I'm glad I missed it; other than retirement mutual funds I sat it out and got 5 and 6% on long-term CDs.

I'm not bragging; it's just then I had lost faith that an individual investor had any business picking individual stocks. I stuck to dollar cost averaging in diversified funds in tax-deferred accounts.

After the credit crisis I thought it was a once in a lifetime opportunity to buy bellwether stocks. Companies such as Ford selling for $1 was insane, I figured. (I wish I had bought F; alas, I didn't. Perhaps it was me who was insane.)
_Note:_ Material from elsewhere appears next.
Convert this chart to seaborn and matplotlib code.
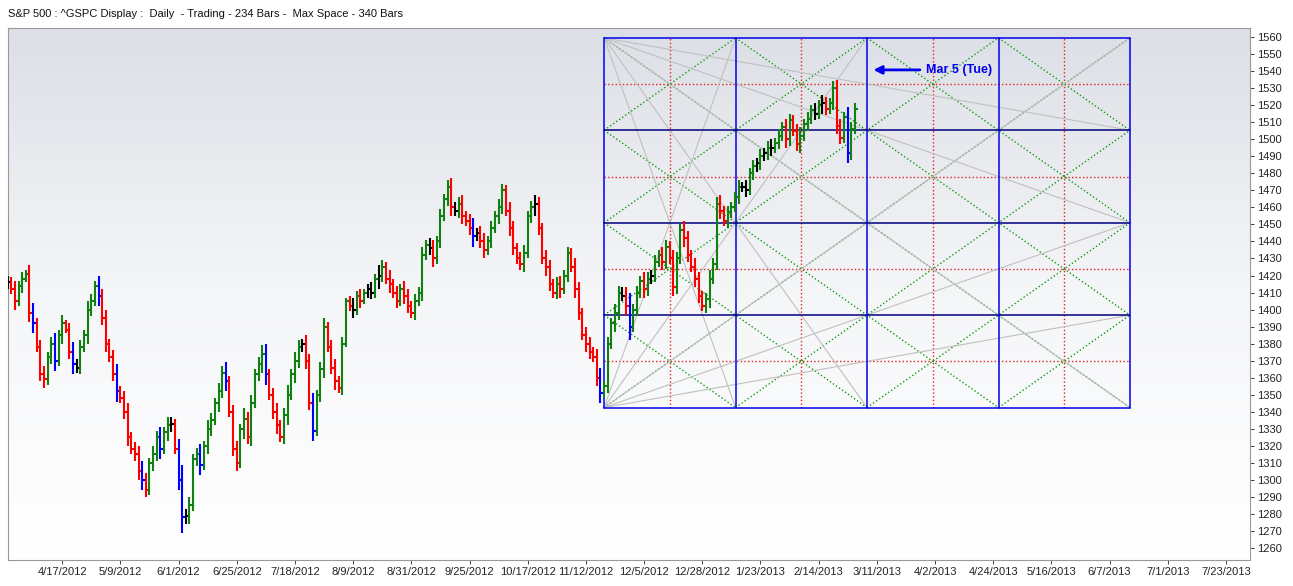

I took out a HELOC, believing that if my house was losing value then it didn't make sense to have so much equity in it, and put it to work in the stock market. Next year the HELOC will be paid off and as of now I have over a 40% gain to show for it (I had continued to buy from DJIA = 10,000 all the way down to about 7000 or the gain would be greater; I had run out of cash by the time it was below 7K. Meanwhile, my home has continued to depreciate though at a more tolerable rate.)

My point is that you have to look at the time horizon. A buddy of mine projected that we'd perform exactly as Japan has over the last 20 years. He could end up being right. But since S&P = 650 we've done very well over the last couple of years in equities.